I've found it surprisingly difficult.  The routine I use in Snow
(http://starship.python.net:9673/crew/da/Snow) is:

def format(v):
    if int(v) == v:
	return `int(v)`
    else:
	return `v`

def myticks(self, Min, Max, log, fitMin=1, fitMax=1):
	r = [] ; l = []
	# what's the tick seperation: if min is .2, then it's .1
	# if it's .002, then it's 0.001.
	if log:
	    startscale = floor(log10(Min))
	    endscale = floor(log10(Max))

	    candidates = []
	    for x in arange(startscale, endscale+1):
		candidates = candidates + (arange(1,10)*power(10,x)).tolist()

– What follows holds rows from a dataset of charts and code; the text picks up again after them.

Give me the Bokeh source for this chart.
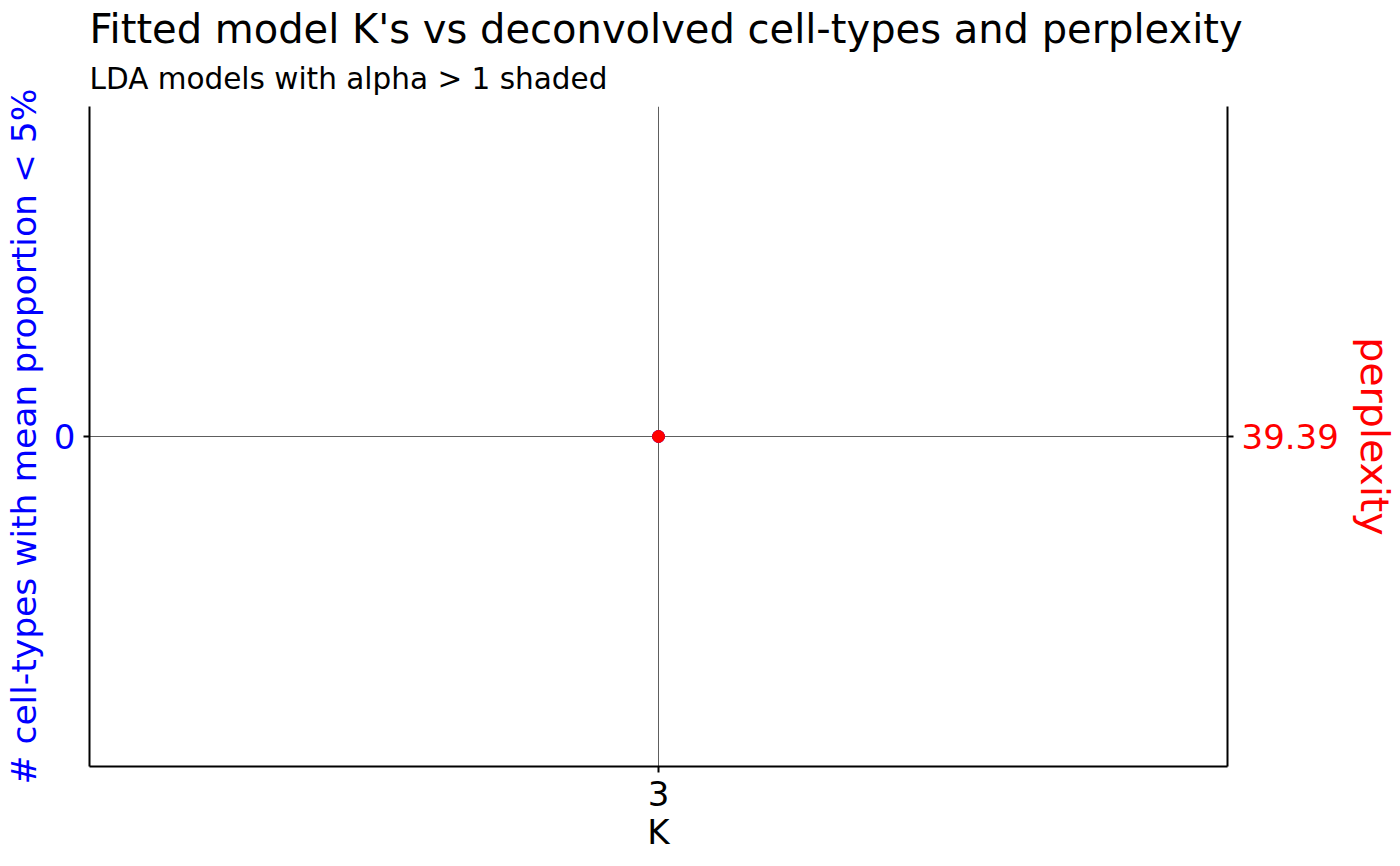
from bokeh.plotting import figure
from bokeh.models import Range1d, LinearAxis, FixedTicker, Title, ColumnDataSource
from bokeh.embed import file_html
from bokeh.resources import INLINE

# ---- data ----
K = [3]
n_celltypes_low = [0]
perplexity = [39.39]
x_ticks = [3]
left_ticks = [0]
right_ticks = [39.39]

title_text = "Fitted model K's vs deconvolved cell-types and perplexity"
subtitle_text = "LDA models with alpha > 1 shaded"
left_label = "# cell-types with mean proportion < 5%"
right_label = "perplexity"
x_label = "K"

FONT = "DejaVu Sans"
BLUE = "#0000FF"
RED = "#FF0000"

src = ColumnDataSource(dict(K=K, n=n_celltypes_low, perp=perplexity))

p = figure(frame_width=1138, frame_height=660, output_backend="svg", toolbar_location=None,
           x_range=Range1d(K[0] - 0.5, K[0] + 0.5),
           y_range=Range1d(n_celltypes_low[0] - 1, n_celltypes_low[0] + 1),
           min_border_left=82, min_border_right=164, min_border_top=106, min_border_bottom=84)
p.extra_y_ranges = {"perp": Range1d(perplexity[0] - 1, perplexity[0] + 1)}

p.outline_line_color = None
p.background_fill_color = "white"
p.border_fill_color = "white"

# titles
p.add_layout(Title(text=subtitle_text, text_font=FONT, text_font_size="29.5px",
                   text_font_style="normal", text_color="black", standoff=21,
                   text_line_height=1.0), "above")
p.add_layout(Title(text=title_text, text_font=FONT, text_font_size="40px",
                   text_font_style="normal", text_color="black", standoff=-5), "above")

def style_axis(ax, color, label_size):
    ax.axis_line_color = "black"
    ax.axis_line_width = 2
    ax.major_tick_line_color = "black"
    ax.major_tick_line_width = 2
    ax.major_tick_out = 6
    ax.major_tick_in = 0
    ax.minor_tick_line_color = None
    ax.major_label_text_font = FONT
    ax.major_label_text_font_size = "34px"
    ax.major_label_text_color = color
    ax.major_label_standoff = 8
    ax.axis_label_text_font = FONT
    ax.axis_label_text_font_size = label_size
    ax.axis_label_text_font_style = "normal"
    ax.axis_label_text_color = color
    ax.axis_label_standoff = 10

# x axis
xa = p.xaxis[0]
xa.ticker = FixedTicker(ticks=x_ticks)
xa.axis_label = x_label
style_axis(xa, "black", "34px")
xa.major_label_standoff = 8
xa.axis_label_standoff = 3

# left axis
ya = p.yaxis[0]
ya.ticker = FixedTicker(ticks=left_ticks)
ya.axis_label = left_label
style_axis(ya, BLUE, "34.5px")
ya.axis_label_standoff = 7

# right axis
ra = LinearAxis(y_range_name="perp", ticker=FixedTicker(ticks=right_ticks), axis_label=right_label)
style_axis(ra, RED, "39.5px")
p.add_layout(ra, "right")

# grids
p.xgrid.grid_line_color = "#5e5e5e"
p.xgrid.grid_line_width = 1
p.ygrid.grid_line_color = "#5e5e5e"
p.ygrid.grid_line_width = 1

# points
p.scatter("K", "n", source=src, size=12, fill_color=BLUE, line_color=BLUE)
p.scatter("K", "perp", source=src, y_range_name="perp", size=12, fill_color=RED, line_color=RED)

open("out.html", "w").write(file_html(p, INLINE))
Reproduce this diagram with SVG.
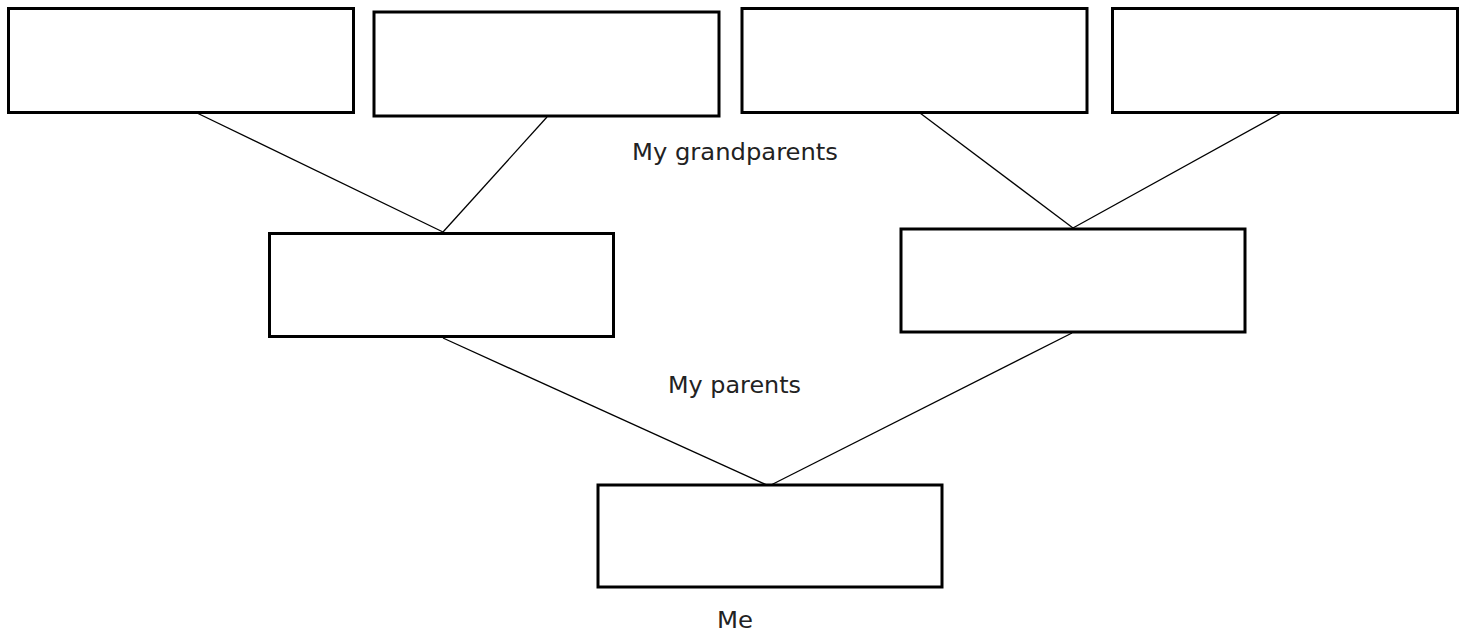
<svg xmlns="http://www.w3.org/2000/svg" width="1465" height="634" viewBox="0 0 1465 634">
<style>
.box{fill:#fff;stroke:#000;stroke-width:3}
.ln{stroke:#000;stroke-width:1.3;fill:none}
.lbl{font-family:"DejaVu Sans","Liberation Sans",sans-serif;font-size:22.5px;fill:#222;text-anchor:middle}
</style>
<rect width="1465" height="634" fill="#fff"/>
<g id="connectors">
<line class="ln" x1="197" y1="113" x2="443" y2="232"/>
<line class="ln" x1="547" y1="117" x2="443" y2="232"/>
<line class="ln" x1="920" y1="113" x2="1073" y2="228"/>
<line class="ln" x1="1281" y1="113" x2="1073" y2="228"/>
<line class="ln" x1="443" y1="338" x2="769" y2="486"/>
<line class="ln" x1="1072" y1="333" x2="769" y2="486"/>
</g>
<g id="gp1"><rect class="box" x="8.5" y="8.5" width="345" height="104"/></g>
<g id="gp2"><rect class="box" x="374" y="12" width="345" height="104"/></g>
<g id="gp3"><rect class="box" x="742" y="8.5" width="345" height="104"/></g>
<g id="gp4"><rect class="box" x="1112.5" y="8.5" width="345" height="104"/></g>
<g id="p1"><rect class="box" x="269.5" y="233.5" width="344" height="103"/></g>
<g id="p2"><rect class="box" x="901" y="229" width="344" height="103"/></g>
<g id="me"><rect class="box" x="598" y="485" width="344" height="102"/></g>
<g id="labels">
<text class="lbl" x="735" y="160" textLength="206" lengthAdjust="spacingAndGlyphs">My grandparents</text>
<text class="lbl" x="734.5" y="393" textLength="133" lengthAdjust="spacingAndGlyphs">My parents</text>
<text class="lbl" x="735" y="628" textLength="36" lengthAdjust="spacingAndGlyphs">Me</text>
</g>
</svg>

	    valid = nonzero(logical_and(greater(candidates, Min),
					less(candidates, Max)))
	    doable = candidates[valid[0]-1:valid[-1]+2]
	    for v in doable:
		if v/power(10,floor(log10(v))) == 1.0:
		    r.append((v,0))
		elif v/power(10,floor(log10(v))) == 5.0:
		    r.append((v,1))
		else:
		    r.append((v,2))
		if  (v/power(10, floor(log10(v))) in (1.0, 5.0)): 
		    l.append((v, None, format(v)))

		# enable following for ticks at startat and endat
		if 0 and (doable[0], doable[-1]):
		    l.append((v, None, format(v)))
	    return doable[0], r, l, doable[-1]
	else:  # linear case
	    d = abs(Max - Min)
	    epsilon = 1e-10
	    s = power(10,floor(log10(d))-1) 
	    if fitMin:
		startat = Min - (Min % (s * 10))
	    else:
		startat = Min
	    overmax = Max + (s * 10)
	    if fitMax:
		endat = overmax - (overmax % (s * 10))
	    else:
		endat = Max
	    if d / (10*s) > 5.2:  # magic!
		             # small tickmarks at unit factors
		s = s * 10   # we need to upshift the scale
		maj_mod = 10 # major tick marks at factors of 10
		int_mod = 2  # intermediate tick marks at factors of 2
	    else: 
		maj_mod = 10 # major tick marks at factors of 10
		int_mod = 5  # minors at factors of 5
		             # smalls at factors of 1
	    r = [] ; l = []
	    nummajors = 0 # for debugging
	    numints = 0
	    for x in arange(startat, endat+epsilon, s):
		if (abs((x / s) % maj_mod) < epsilon): 
                    x = round(x, 4)
		    r.append((x,0))
		    l.append((x, None, format(x)))
		    nummajors = nummajors + 1
		elif (abs((x / s) % int_mod) < epsilon): 
                    x = round(x, 4)
		    r.append((x,1))
		    l.append((x, None, format(x)))
		    numints = numints + 1
		else:
                    x = round(x, 4)
		    r.append((x,2))
	    return startat, r, l, endat


It's a hack, but it's neater than the code in gist. =) It's also highly
undocumented.  Playing with it however should make it relatively clear
what the return values are.

--david